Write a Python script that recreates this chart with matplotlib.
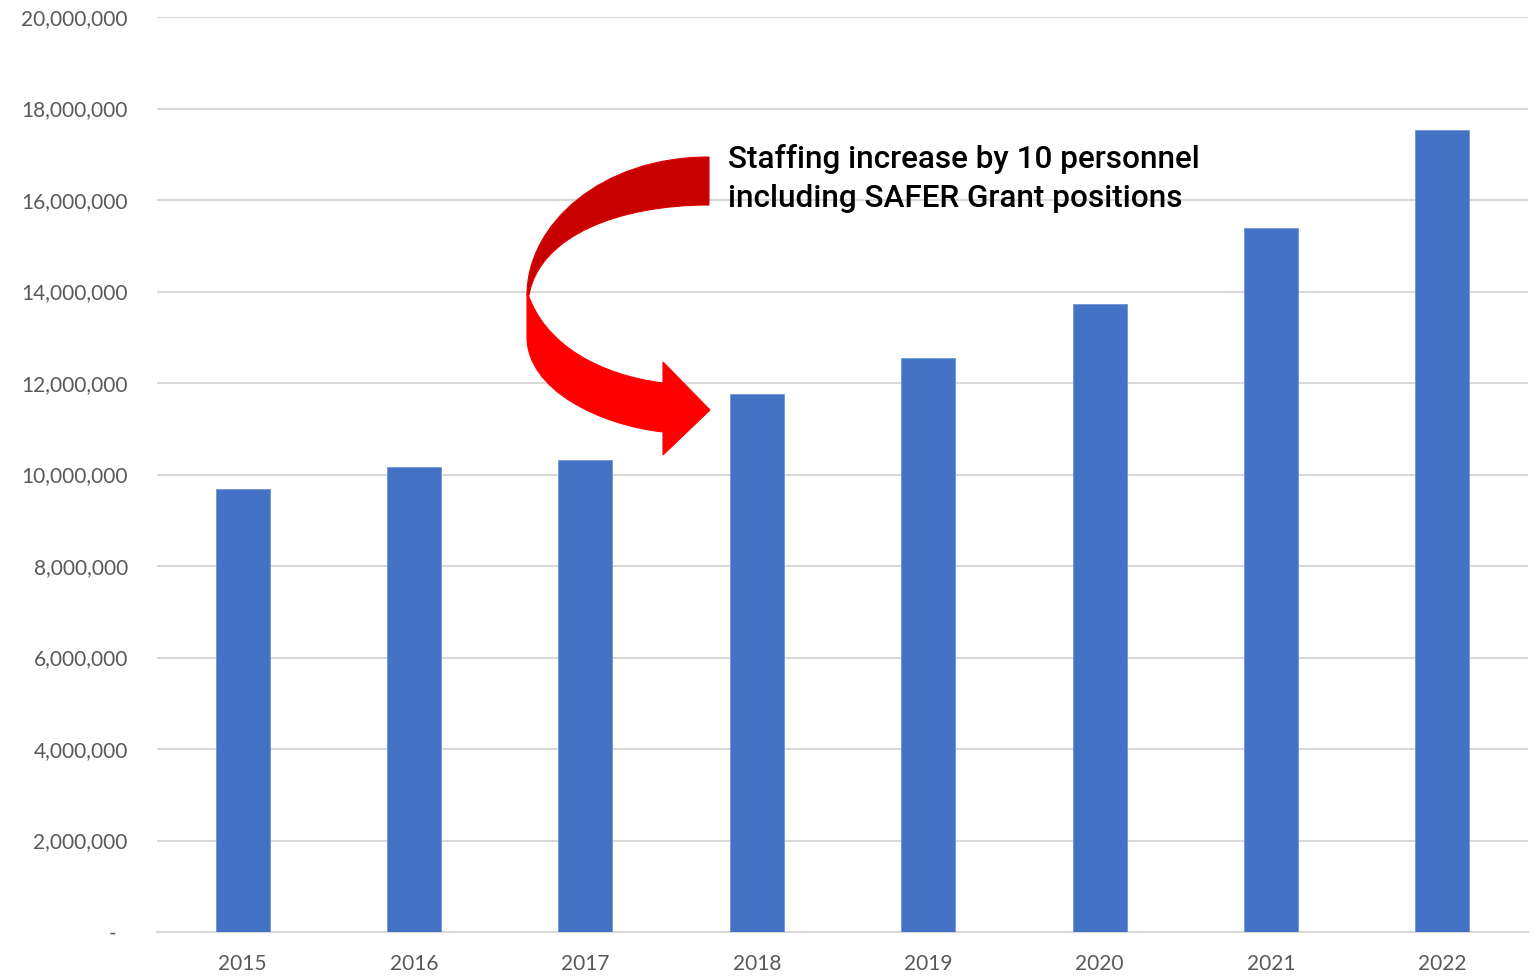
import matplotlib
matplotlib.use("Agg")
import matplotlib.pyplot as plt
from matplotlib.path import Path
from matplotlib.patches import PathPatch
from matplotlib.transforms import Affine2D
from matplotlib.ticker import FuncFormatter

years = ['2015', '2016', '2017', '2018', '2019', '2020', '2021', '2022']
costs = [9680000, 10160000, 10320000, 11760000, 12550000, 13730000, 15390000, 17530000]
y_ticks = [0, 2000000, 4000000, 6000000, 8000000, 10000000, 12000000,
           14000000, 16000000, 18000000, 20000000]
note = "Staffing increase by 10 personnel\nincluding SAFER Grant positions"

W, H = 1536, 977
fig = plt.figure(figsize=(W / 100, H / 100), dpi=100)
ax = fig.add_axes([157 / W, 45 / H, 1371 / W, 915 / H])

x = range(len(years))
ax.bar(x, costs, width=0.315, color='#4472C4', edgecolor='#6f93d3', linewidth=0.6, zorder=3)

ax.set_xlim(-0.5, len(years) - 0.5)
ax.set_ylim(0, 20000000)
ax.set_yticks(y_ticks)
ax.yaxis.set_major_formatter(FuncFormatter(lambda v, p: '-  ' if v == 0 else f'{int(v):,}'))
ax.set_xticks(list(x))
ax.set_xticklabels(years)
ax.grid(axis='y', color='#D9D9D9', linewidth=1.5, zorder=0)
for s in ['top', 'right', 'left']:
    ax.spines[s].set_visible(False)
ax.spines['bottom'].set_color('#D9D9D9')
ax.spines['bottom'].set_linewidth(1.5)
ax.tick_params(axis='both', length=0, labelsize=15, labelcolor='#595959')
ax.tick_params(axis='y', pad=21)
ax.tick_params(axis='x', pad=16)
for lab in ax.get_xticklabels() + ax.get_yticklabels():
    lab.set_family('Lato')

# curved arrow, drawn in pixel coords of the image (y measured from top)
px = Affine2D().scale(1 / W, -1 / H).translate(0, 1) + fig.transFigure
M, C, L, Z = Path.MOVETO, Path.CURVE4, Path.LINETO, Path.CLOSEPOLY

upper = Path(
    [(709, 157), (600, 157), (527, 225), (527, 295),
     (529, 295), (540, 235), (620, 205), (709, 205),
     (709, 157)],
    [M, C, C, C, L, C, C, C, Z])
lower = Path(
    [(528, 294), (545, 345), (600, 375), (663, 383),
     (663, 362), (710, 410), (663, 455), (663, 432),
     (600, 425), (527, 390), (527, 337), (527, 294), (528, 294)],
    [M, C, C, C, L, L, L, L, C, C, C, L, Z])
fig.add_artist(PathPatch(upper, transform=px, facecolor='#C80000', edgecolor='#E00000', lw=0.8, zorder=5))
fig.add_artist(PathPatch(lower, transform=px, facecolor='#FF0000', edgecolor='#FF0000', lw=0.8, zorder=5))

fig.text(728 / W, 1 - 144 / H, note, ha='left', va='top', fontsize=22.7,
         family='Roboto', fontweight='medium', color='black', linespacing=1.42)

fig.savefig('out.png', dpi=100)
_ _ _ _ _
* WRITTEN EXERCISE
Begin at the first line of the data above and repeat each line exactly, stopping after the line containing "ax = fig.add_axes([157". Omit the pictures.

* CORRECT RESULT
Write a Python script that recreates this chart with matplotlib.
import matplotlib
matplotlib.use("Agg")
import matplotlib.pyplot as plt
from matplotlib.path import Path
from matplotlib.patches import PathPatch
from matplotlib.transforms import Affine2D
from matplotlib.ticker import FuncFormatter

years = ['2015', '2016', '2017', '2018', '2019', '2020', '2021', '2022']
costs = [9680000, 10160000, 10320000, 11760000, 12550000, 13730000, 15390000, 17530000]
y_ticks = [0, 2000000, 4000000, 6000000, 8000000, 10000000, 12000000,
           14000000, 16000000, 18000000, 20000000]
note = "Staffing increase by 10 personnel\nincluding SAFER Grant positions"

W, H = 1536, 977
fig = plt.figure(figsize=(W / 100, H / 100), dpi=100)
ax = fig.add_axes([157 / W, 45 / H, 1371 / W, 915 / H])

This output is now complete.